I think you are an awesome teacher and I enjoyed this class even though I dread speeches and sometimes I entered the classroom shaking. You made class enjoyable, funny, and interesting. I would give my experience in this class and your teaching skills a 10/10 :)

WRD 110 Student

I gained a better understanding on how having good rhetoric skills can help with entrepreneurship. Also, the significance it has on clarifying my thoughts into words, and speech.

WRD 111 Student

Ms. Wiltberger is very knowledgeable of the material provided and over other works and events that parallel what was being taught. Her delivery of any material and ideas was performed flawlessly and her ability to field any questions concerning these was very intelligent and helpful.

ENG 251 student

Ms. Wiltberger is very insightful and can easily tell if someone is struggling with work or personally, and will help as much as she can. She stands out from other professors for many reasons, but specifically for her work ethic. With being at UK for a few semesters now, I have experienced many professors who simply give you a grade based off of completion, and not effort. I did not experience this with Ms. Wiltberger.

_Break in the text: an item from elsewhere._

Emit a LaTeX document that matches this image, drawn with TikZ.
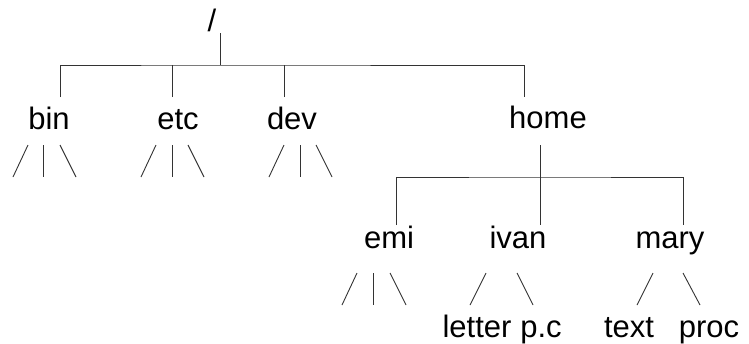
\documentclass[tikz,border=0pt]{standalone}
\usepackage{fontspec}
\setmainfont{Liberation Sans}

\begin{document}
\begin{tikzpicture}[x=1pt,y=-1pt,line width=0.9pt,color=black!80,
  dir/.style={anchor=base,inner sep=0pt,font=\fontsize{31}{31}\selectfont,text=black}]
\useasboundingbox (0,0) rectangle (749,343);

% directory names
\node[dir] (root) at (212,31) {/};
\node[dir] (bin) at (49,129) {bin};
\node[dir] (etc) at (178,129) {etc};
\node[dir] (dev) at (292,129) {dev};
\node[dir] (home) at (548,128) {home};
\node[dir] (emi) at (389,248) {emi};
\node[dir] (ivan) at (518,248) {ivan};
\node[dir] (mary) at (670,248) {mary};
\node[dir] (letter) at (477,337) {letter};
\node[dir] (pc) at (541,337) {p.c};
\node[dir] (text) at (629,337) {text};
\node[dir] (proc) at (709,337) {proc};

% where the branches meet
\coordinate (roottop) at (220,33);
\coordinate (bus) at (220,65);
\coordinate (binin) at (60,97);
\coordinate (etcin) at (172,97);
\coordinate (devin) at (284,97);
\coordinate (homein) at (524,97);
\coordinate (hometop) at (540,145);
\coordinate (subbus) at (540,177);
\coordinate (emiin) at (396,225);
\coordinate (ivanin) at (540,225);
\coordinate (maryin) at (683,225);

\draw (roottop) -- (bus);
\draw (binin) |- (bus) -| (homein);
\draw (etcin) -- (etcin |- bus);
\draw (devin) -- (devin |- bus);

\draw (hometop) -- (ivanin);
\draw (emiin) |- (subbus) -| (maryin);

% stubs for the rest of the tree
\draw (13,177) -- (28,145);
\draw (43,145) -- (43,177);
\draw (60,145) -- (76,177);

\draw (141,177) -- (156,145);
\draw (172,145) -- (172,177);
\draw (188,145) -- (204,177);

\draw (269,177) -- (284,145);
\draw (300,145) -- (300,177);
\draw (316,145) -- (332,177);

\draw (342,305) -- (357,273);
\draw (373,273) -- (373,305);
\draw (390,273) -- (406,305);

\draw (470,305) -- (486,273);
\draw (517,273) -- (533,305);

\draw (637,305) -- (653,273);
\draw (683,273) -- (700,305);
\end{tikzpicture}
\end{document}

She single handedly and clearly put so much time into grading each of our numerous assignments in the short six week period and explaining to us what exactly we either fell short on, or needed to work on in order to perfect the next assignment and our grade in the class.

Aubrey Washington - from a letter of recommendation for the Outstanding TA Award

CURRICULUM VITAE

GRADUATE TEACHING ASSISTANT - DEPT. OF ENGLISH, UNIVERSITY OF KENTUCKY

August 2016- May 2018

Assistant to professor in a ENG 251- American Literature Survey I. Lectured on Dred Scott, Sentimental literature, the writings of Catharine Sedgwick, Ralph Waldo Emerson, Frederick Douglass, and Harriet Jacobs.  Also led discussion groups on course topics and literature from Columbus to the Civil War.

Instructor of record in ENG 230- Introduction to Literature.  Design course and assignments, writing and reading instruction.

WRITING PROGRAM ASSISTANT - NEW TA MENTOR - DEPT. OF WRITING, RHETORIC, AND DIGITAL STUDIES, UNIVERSITY OF KENTUCKY

May 2015 - May 2016

Planned and facilitated new TA summer orientation, including sessions on creating your teaching persona, leading classroom discussion, scaffolding assignments, and grade norming. Lead year-long mentor group of 4 new TAs teaching the Composition and Communication I/II series.  Judge WRD student awards. Evaluate new TA teaching several times throughout the year.

GRADUATE TEACHING ASSISTANT - DEPT. OF WRITING, RHETORIC, AND DIGITAL STUDIES, UNIVERSITY OF KENTUCKY

August 2013 - May 2015

Instructor of Record for the Composition and Communication I/II series, the first year writing sequence.  Created syllabi and assignments, lead classroom discussion.  Taught speech, rhetoric and argumentation, and digital design.

GRADUATE TEACHING ASSISTANT - DEPT. OF ENGLISH AND COMPOSITION, NORTHEASTERN ILLINOIS UNIVERSITY

August 2012- December 2013

In-class assistance with the first year composition sequence, including one-on-one tutoring of many first generation and non-native English speaking students.  Led class session on how to read academic arguments, structuring an essay, and formal language usage.

TEACHING ASSISTANT - DEPT. OF ENGLISH, BEREA COLLEGE

August 2005 - December 2006

Classroom assistance with first year composition and upper level creative writing classes, grading, and one-on-one tutoring sessions.  Also provided clerical and administrative support to Dr. Libby Jones.

EXECUTIVE COORDINATOR - FOREFRONT (formerly DONORS FORUM), CHICAGO

July 2008 - December 2012

Administrative support to CEO, including calendaring, email management, board of directors support, event planning, and office management duties.  Part-time support to the  CFO and Vice-President of Membership.